Labour leadership candidate David Miliband has criticised the UK coalition government for failing to appoint a minister for pubs.

Drawing attention to the 40 pubs closing each week Miliband used his campaign blog to argue: “For too long we have tolerated this decline as the result of inevitable market forces. But we can and should stand up for the local pub – and the community links and civic life they sustain.

"Local pubs are great British institutions – and as Labour leader I would stand up for them.”

In February, before the Labour government’s general election defeat, it appointed John Healey to the new role of minister for pubs. Healey went on to announce a 12 point action plan and £4 million in funding to offer business support and help communities to buy into struggling local pubs.

As part of his manifesto, Miliband put forward a three point plan to support the pub industry and help slow the current closure rate.

This would see landlords of leased pubs being given the chance to opt out of their beer tie, enabling them to buy from any brewery, with the aim of offering consumers more competitively priced beer, as well as helping pubs support their local brewery.

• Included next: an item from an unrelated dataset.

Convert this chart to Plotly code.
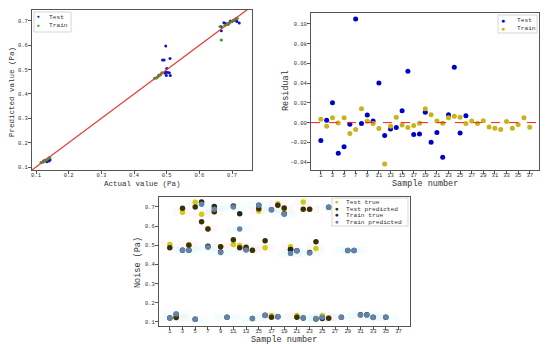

Secondly, Miliband proposed to strengthen planning laws, meaning that pub firms wishing to change the usage of a pub property, or demolish it, would first have to open the process to a public consultation.

Miliband also pledged that, if Labour regained power under his leadership, he would reinstate a dedicated minister for pubs to champion their interests and facilitate a level of coordinated action which the former foreign secretary claimed is missing from the present government’s approach.

Since taking charge in May, the Conservative-Liberal Democrat coalition has shared out responsibility for the pub sector between three departments: local government, business and culture, media & sport.

However, last month prime minister David Cameron pledged a similar course of action to Healey’s original proposals as he outlined a support plan for pubs within his Big Society programme.